To do: Only the number is wanted: how many lines in the data contain "chart"?

Records for this task:
:::::
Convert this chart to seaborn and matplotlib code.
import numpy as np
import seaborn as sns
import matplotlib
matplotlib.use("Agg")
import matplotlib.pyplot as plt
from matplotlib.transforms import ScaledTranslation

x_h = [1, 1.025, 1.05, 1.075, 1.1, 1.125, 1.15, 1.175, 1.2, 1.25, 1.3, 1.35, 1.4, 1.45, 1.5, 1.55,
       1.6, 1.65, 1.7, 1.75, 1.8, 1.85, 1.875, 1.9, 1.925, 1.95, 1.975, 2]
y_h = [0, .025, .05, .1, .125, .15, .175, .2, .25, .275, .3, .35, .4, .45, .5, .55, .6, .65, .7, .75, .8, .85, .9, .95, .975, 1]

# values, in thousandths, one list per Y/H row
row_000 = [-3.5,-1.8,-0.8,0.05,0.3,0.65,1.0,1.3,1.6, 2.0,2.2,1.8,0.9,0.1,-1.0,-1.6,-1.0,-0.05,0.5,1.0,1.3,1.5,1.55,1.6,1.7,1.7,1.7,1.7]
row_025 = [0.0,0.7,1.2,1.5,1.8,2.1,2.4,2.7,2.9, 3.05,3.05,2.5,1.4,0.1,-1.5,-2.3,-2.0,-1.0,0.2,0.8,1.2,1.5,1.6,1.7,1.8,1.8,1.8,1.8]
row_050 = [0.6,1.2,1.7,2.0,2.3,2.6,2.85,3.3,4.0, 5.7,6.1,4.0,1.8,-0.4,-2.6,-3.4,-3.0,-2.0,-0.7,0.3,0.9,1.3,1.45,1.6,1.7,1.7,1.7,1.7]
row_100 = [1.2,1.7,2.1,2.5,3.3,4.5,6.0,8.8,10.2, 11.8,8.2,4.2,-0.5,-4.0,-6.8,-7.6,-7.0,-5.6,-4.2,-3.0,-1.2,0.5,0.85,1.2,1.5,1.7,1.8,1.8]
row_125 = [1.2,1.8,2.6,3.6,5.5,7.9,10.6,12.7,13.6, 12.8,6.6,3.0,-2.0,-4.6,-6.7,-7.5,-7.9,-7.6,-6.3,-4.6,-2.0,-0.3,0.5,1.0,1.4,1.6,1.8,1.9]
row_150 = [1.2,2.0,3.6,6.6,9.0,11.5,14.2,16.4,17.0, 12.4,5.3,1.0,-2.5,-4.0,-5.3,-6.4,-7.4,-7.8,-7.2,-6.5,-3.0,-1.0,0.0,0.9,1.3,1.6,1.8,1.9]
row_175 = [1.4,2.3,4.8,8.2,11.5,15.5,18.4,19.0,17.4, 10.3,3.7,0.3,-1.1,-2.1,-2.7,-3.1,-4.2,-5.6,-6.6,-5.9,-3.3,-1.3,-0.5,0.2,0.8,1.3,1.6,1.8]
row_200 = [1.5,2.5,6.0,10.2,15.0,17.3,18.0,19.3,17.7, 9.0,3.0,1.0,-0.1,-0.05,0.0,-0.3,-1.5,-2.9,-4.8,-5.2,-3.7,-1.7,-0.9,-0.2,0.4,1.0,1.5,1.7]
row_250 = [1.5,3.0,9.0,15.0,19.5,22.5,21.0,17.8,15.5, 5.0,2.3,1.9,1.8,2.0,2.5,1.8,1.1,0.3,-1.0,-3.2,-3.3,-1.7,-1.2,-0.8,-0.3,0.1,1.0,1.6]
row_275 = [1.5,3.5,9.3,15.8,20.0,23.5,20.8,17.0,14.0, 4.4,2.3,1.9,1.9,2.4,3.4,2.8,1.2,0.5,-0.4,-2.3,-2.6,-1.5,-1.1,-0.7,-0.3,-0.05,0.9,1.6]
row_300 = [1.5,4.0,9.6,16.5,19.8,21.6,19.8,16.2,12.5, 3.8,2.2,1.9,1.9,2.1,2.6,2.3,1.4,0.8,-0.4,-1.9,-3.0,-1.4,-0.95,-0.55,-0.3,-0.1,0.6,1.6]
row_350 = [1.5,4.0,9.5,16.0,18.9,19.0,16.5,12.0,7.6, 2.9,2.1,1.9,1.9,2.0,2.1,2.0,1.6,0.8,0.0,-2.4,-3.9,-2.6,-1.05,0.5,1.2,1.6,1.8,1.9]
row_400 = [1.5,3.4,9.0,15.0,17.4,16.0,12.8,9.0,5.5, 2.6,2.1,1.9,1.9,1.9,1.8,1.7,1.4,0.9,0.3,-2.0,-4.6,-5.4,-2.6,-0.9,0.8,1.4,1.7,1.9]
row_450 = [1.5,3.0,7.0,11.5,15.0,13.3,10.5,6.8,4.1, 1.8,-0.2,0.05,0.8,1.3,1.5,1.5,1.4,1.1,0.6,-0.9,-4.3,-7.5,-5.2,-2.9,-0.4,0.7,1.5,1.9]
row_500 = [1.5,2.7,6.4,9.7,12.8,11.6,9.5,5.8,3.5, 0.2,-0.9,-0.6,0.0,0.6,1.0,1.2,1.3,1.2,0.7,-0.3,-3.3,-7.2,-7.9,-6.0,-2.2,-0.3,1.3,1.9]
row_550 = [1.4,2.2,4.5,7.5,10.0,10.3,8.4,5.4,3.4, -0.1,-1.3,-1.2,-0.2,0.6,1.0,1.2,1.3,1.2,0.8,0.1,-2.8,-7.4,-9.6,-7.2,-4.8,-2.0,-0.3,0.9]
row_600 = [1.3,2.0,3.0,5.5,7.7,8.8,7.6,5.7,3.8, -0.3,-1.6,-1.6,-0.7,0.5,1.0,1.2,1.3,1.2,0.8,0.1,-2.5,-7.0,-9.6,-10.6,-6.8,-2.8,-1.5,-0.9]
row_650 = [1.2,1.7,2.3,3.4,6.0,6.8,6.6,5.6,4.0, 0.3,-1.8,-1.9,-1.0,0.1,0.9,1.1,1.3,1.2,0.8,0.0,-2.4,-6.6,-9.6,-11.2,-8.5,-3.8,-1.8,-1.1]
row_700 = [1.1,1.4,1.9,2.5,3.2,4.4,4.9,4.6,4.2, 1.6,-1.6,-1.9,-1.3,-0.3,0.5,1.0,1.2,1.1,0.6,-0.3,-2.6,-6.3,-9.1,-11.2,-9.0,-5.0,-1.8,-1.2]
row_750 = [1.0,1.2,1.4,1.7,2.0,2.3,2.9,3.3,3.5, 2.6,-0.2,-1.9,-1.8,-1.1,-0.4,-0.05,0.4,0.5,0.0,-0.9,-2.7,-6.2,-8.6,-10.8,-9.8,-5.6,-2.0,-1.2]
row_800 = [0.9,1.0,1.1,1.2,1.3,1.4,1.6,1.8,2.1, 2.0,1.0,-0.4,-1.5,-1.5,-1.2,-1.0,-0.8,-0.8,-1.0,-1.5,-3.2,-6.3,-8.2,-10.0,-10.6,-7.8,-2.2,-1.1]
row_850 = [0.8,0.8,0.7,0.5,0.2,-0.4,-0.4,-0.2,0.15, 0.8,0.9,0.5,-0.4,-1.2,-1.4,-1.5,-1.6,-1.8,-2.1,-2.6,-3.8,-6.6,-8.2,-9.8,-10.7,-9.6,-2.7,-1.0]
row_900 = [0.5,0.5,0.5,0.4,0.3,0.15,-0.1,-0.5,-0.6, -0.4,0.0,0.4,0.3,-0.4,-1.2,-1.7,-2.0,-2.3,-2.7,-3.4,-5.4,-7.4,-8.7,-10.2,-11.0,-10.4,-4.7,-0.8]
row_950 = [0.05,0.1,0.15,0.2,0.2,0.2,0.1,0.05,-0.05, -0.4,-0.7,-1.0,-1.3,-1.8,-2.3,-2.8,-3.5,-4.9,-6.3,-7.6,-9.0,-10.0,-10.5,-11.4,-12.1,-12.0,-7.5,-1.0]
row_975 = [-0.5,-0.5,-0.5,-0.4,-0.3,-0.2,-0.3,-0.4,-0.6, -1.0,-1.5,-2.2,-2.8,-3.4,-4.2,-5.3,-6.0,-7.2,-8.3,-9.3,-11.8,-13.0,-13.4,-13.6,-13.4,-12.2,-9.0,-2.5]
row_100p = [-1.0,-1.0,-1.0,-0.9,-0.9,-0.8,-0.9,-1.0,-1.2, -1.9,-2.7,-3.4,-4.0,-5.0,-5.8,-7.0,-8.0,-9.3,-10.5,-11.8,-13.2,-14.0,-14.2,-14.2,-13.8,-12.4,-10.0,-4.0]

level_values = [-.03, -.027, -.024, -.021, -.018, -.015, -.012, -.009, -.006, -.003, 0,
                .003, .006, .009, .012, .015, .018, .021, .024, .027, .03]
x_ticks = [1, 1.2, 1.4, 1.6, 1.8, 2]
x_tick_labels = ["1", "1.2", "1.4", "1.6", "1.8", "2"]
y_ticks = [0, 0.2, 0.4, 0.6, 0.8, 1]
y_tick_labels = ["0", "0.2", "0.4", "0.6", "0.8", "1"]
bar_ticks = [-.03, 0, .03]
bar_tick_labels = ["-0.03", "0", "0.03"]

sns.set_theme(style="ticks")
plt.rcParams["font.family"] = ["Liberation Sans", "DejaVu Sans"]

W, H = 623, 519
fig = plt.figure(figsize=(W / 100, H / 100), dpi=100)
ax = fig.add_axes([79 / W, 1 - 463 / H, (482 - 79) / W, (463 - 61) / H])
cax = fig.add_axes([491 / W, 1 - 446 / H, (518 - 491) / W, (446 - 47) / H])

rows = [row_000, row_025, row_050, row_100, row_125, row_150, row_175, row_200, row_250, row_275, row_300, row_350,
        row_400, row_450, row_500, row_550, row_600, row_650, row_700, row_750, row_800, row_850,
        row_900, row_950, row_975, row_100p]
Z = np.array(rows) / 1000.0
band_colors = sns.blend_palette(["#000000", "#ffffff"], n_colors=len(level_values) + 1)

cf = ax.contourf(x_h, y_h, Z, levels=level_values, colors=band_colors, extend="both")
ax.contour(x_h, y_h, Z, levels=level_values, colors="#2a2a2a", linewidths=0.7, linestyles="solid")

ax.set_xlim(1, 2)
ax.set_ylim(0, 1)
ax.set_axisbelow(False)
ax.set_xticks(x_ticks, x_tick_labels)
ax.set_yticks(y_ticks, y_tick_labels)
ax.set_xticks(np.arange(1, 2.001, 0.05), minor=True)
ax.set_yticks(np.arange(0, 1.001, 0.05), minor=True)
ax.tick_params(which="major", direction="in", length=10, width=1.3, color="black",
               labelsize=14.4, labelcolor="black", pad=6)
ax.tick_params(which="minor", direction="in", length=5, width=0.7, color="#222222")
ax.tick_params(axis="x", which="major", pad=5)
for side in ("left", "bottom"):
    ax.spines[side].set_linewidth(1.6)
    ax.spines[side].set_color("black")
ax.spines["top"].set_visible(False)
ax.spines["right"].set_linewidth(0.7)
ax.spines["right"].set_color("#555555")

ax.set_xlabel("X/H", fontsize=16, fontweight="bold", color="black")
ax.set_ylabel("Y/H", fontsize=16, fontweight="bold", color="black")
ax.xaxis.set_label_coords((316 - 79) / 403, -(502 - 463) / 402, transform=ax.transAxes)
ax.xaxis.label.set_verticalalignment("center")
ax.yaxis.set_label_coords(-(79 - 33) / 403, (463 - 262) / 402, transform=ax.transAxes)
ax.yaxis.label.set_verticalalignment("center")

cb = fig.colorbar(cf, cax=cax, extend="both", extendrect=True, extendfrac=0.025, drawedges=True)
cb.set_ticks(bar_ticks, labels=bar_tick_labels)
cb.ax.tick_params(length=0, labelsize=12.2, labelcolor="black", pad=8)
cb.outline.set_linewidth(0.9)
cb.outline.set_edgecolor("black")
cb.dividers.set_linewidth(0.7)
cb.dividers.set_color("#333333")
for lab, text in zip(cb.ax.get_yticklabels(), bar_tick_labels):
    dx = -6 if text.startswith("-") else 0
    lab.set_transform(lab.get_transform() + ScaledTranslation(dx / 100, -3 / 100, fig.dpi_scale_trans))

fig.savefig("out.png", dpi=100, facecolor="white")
:::::
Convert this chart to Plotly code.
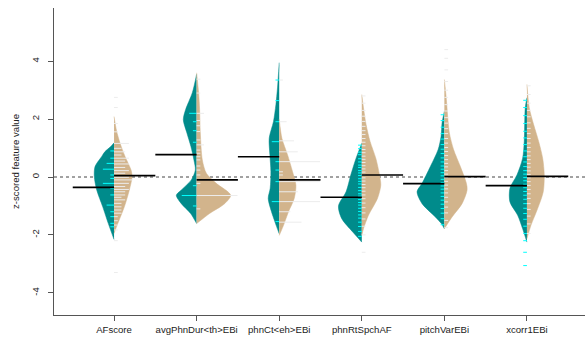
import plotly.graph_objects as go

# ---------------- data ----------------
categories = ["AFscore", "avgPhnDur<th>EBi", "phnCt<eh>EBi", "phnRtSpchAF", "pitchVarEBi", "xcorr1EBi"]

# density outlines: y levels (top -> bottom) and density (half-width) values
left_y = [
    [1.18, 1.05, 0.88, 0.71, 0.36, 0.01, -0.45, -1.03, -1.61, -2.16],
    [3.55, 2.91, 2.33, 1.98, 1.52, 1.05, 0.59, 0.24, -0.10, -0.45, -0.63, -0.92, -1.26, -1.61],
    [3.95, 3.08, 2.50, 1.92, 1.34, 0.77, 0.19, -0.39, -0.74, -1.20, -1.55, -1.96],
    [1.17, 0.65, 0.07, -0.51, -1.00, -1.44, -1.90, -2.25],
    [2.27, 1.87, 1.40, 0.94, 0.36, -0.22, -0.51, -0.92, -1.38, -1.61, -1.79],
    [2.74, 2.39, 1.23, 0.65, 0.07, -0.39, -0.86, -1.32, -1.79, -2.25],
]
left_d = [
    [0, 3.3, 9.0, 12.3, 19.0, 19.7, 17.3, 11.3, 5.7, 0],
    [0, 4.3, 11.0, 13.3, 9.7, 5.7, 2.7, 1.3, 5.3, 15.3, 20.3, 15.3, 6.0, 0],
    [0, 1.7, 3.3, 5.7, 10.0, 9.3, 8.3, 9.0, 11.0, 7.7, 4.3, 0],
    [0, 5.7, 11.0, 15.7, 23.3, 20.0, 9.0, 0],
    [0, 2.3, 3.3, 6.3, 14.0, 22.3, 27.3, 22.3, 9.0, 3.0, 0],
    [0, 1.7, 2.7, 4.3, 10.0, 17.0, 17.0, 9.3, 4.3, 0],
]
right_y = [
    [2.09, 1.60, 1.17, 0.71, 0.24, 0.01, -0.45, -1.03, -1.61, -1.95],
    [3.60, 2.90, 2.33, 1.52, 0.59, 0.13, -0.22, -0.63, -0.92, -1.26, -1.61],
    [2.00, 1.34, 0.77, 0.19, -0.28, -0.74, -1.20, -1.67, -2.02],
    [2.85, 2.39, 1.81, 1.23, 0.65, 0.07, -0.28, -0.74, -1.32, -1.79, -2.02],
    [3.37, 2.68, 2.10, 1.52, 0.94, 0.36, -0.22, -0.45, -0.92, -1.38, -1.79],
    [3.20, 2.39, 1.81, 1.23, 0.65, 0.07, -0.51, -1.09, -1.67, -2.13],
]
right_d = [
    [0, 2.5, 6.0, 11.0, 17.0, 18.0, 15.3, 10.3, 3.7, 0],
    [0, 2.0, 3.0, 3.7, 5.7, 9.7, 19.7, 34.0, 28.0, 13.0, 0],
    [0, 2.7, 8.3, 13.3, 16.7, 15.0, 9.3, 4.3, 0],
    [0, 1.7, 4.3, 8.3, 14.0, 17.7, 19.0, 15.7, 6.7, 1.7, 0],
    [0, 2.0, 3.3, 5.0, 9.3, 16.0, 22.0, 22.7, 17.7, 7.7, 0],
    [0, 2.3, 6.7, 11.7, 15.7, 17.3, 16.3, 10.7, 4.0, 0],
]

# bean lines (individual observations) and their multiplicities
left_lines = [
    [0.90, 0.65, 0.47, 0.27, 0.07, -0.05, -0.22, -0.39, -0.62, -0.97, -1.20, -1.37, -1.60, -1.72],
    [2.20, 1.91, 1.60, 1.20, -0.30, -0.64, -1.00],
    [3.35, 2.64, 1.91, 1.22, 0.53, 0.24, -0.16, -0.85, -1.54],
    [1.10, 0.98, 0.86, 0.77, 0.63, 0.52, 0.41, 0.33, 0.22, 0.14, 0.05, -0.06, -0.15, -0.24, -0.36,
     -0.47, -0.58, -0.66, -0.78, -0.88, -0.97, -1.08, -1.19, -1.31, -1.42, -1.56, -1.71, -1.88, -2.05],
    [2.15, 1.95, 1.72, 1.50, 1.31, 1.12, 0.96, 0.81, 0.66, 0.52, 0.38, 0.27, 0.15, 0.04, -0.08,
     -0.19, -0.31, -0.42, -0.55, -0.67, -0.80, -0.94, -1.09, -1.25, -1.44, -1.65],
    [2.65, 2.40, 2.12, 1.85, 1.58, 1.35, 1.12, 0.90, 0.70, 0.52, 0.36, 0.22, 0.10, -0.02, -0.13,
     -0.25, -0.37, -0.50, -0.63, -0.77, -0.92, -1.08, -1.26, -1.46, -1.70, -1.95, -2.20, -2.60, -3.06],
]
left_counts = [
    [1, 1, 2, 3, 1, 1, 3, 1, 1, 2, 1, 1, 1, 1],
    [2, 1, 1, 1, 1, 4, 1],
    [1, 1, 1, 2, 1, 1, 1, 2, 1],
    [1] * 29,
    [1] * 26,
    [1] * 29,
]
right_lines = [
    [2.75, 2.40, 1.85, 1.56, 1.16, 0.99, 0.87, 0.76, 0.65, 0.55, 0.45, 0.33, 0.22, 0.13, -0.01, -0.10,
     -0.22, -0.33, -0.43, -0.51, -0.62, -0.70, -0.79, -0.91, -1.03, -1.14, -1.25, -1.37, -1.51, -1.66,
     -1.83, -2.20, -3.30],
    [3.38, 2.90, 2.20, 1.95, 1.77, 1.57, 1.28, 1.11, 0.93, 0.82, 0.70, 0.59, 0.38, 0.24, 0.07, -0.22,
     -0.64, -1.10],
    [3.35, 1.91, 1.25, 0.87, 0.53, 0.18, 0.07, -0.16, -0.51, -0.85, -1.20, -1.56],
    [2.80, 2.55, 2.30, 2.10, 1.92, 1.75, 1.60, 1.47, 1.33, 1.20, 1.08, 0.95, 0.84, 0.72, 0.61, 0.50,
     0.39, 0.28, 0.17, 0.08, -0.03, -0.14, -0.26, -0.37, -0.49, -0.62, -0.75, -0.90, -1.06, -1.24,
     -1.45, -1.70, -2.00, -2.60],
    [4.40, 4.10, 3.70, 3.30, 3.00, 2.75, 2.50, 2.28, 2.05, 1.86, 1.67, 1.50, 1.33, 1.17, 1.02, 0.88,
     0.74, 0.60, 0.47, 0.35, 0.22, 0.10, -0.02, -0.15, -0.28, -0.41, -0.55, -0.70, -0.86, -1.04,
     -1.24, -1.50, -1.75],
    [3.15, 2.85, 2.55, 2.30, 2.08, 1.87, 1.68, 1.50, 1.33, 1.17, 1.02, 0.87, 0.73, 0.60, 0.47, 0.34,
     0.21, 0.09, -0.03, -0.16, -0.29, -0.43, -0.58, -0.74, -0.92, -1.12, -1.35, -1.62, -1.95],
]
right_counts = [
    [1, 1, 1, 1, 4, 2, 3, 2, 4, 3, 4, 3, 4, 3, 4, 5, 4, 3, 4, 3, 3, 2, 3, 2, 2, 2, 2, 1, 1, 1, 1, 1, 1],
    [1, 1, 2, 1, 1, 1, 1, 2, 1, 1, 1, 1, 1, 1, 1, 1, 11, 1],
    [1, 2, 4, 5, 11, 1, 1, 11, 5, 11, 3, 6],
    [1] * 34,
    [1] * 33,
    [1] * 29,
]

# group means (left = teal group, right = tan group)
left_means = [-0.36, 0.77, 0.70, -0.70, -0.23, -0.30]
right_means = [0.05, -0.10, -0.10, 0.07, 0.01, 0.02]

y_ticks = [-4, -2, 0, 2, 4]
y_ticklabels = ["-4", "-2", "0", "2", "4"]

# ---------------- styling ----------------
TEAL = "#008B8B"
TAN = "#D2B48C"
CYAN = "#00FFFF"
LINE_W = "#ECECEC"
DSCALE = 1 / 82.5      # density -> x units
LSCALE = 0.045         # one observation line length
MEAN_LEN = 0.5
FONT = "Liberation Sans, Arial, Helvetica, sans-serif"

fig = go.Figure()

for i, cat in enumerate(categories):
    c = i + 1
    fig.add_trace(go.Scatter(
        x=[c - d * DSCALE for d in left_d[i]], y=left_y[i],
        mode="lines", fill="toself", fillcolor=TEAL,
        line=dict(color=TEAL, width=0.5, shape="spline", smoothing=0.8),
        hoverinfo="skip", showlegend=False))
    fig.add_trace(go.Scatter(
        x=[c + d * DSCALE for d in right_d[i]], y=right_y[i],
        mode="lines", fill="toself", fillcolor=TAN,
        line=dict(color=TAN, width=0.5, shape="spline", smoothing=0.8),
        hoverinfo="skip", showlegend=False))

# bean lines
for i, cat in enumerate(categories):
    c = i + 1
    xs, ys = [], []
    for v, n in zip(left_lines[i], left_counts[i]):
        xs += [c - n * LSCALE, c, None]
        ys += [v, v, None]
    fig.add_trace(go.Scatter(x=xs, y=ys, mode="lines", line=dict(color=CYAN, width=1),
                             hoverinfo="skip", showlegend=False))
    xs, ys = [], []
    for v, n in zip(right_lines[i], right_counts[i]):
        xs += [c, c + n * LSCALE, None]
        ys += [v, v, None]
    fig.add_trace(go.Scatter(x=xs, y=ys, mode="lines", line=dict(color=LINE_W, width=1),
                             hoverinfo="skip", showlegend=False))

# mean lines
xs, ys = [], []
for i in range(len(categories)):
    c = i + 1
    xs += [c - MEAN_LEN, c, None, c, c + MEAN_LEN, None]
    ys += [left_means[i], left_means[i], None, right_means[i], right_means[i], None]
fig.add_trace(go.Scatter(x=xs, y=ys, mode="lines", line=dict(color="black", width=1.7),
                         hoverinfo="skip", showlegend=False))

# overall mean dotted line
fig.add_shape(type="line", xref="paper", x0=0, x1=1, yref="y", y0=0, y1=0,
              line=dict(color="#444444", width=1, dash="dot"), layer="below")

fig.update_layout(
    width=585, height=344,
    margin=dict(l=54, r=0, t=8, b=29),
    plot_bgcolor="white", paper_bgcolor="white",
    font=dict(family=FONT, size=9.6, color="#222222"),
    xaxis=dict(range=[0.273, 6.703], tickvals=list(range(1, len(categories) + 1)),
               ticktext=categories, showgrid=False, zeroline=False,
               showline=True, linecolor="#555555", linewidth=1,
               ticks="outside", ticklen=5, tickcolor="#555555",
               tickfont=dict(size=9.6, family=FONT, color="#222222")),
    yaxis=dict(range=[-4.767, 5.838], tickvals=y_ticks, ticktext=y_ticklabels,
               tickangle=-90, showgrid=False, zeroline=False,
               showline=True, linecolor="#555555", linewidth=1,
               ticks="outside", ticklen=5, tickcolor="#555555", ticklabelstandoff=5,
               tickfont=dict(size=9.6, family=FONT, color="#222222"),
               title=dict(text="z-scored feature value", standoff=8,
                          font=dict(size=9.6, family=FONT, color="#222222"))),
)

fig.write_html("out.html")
:::::
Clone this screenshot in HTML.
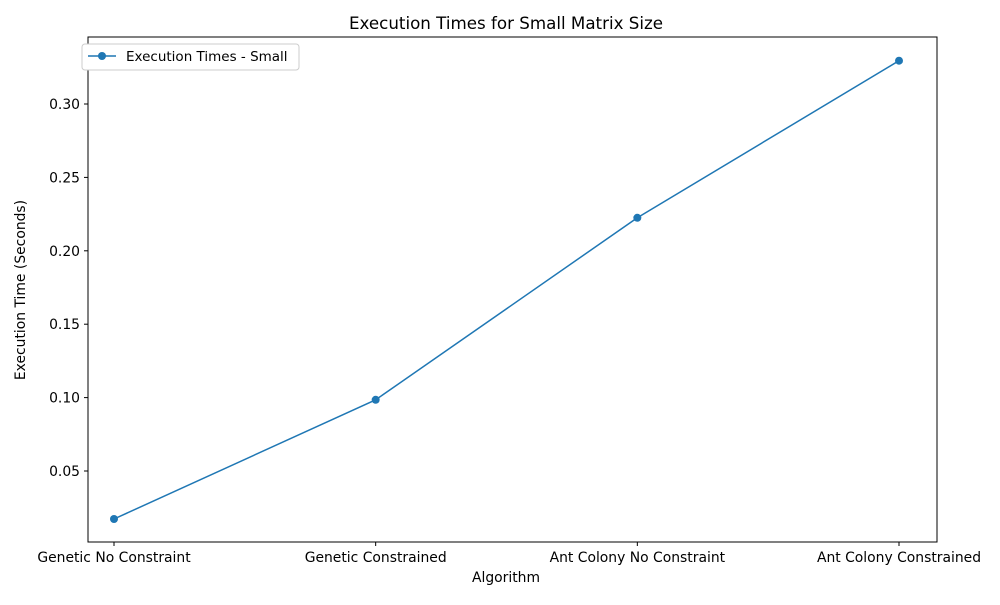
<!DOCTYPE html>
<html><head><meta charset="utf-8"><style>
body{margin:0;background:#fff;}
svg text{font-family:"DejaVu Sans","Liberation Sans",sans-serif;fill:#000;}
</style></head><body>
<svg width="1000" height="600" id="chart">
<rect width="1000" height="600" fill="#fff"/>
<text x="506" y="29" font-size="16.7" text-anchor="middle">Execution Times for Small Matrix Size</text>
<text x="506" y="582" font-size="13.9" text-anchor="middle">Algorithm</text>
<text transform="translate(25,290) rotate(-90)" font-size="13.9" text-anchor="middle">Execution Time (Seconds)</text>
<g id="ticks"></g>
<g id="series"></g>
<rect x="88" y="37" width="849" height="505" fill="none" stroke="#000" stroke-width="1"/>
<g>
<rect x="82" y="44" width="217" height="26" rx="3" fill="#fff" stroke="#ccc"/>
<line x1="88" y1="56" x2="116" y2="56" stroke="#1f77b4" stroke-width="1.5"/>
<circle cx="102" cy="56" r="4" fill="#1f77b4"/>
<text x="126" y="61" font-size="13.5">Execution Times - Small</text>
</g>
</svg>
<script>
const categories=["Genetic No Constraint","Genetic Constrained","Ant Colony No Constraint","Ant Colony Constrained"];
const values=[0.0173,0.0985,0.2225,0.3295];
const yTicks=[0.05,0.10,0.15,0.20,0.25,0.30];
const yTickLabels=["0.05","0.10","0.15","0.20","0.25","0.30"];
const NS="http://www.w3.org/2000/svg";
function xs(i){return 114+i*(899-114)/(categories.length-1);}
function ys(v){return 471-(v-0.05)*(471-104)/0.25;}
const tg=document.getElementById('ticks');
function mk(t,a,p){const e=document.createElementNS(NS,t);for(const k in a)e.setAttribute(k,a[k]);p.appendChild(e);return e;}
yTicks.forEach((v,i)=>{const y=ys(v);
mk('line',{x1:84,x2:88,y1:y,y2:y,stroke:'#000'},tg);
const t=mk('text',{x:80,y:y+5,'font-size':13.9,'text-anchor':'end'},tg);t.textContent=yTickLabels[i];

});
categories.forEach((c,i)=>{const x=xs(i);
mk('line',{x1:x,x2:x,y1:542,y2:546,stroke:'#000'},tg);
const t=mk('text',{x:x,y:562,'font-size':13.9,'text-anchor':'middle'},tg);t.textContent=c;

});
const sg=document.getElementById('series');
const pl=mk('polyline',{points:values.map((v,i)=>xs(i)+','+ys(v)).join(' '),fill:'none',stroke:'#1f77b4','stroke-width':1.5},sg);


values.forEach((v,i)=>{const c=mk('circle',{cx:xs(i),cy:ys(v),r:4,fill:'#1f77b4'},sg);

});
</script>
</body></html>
:::::
Answer to the problem: 3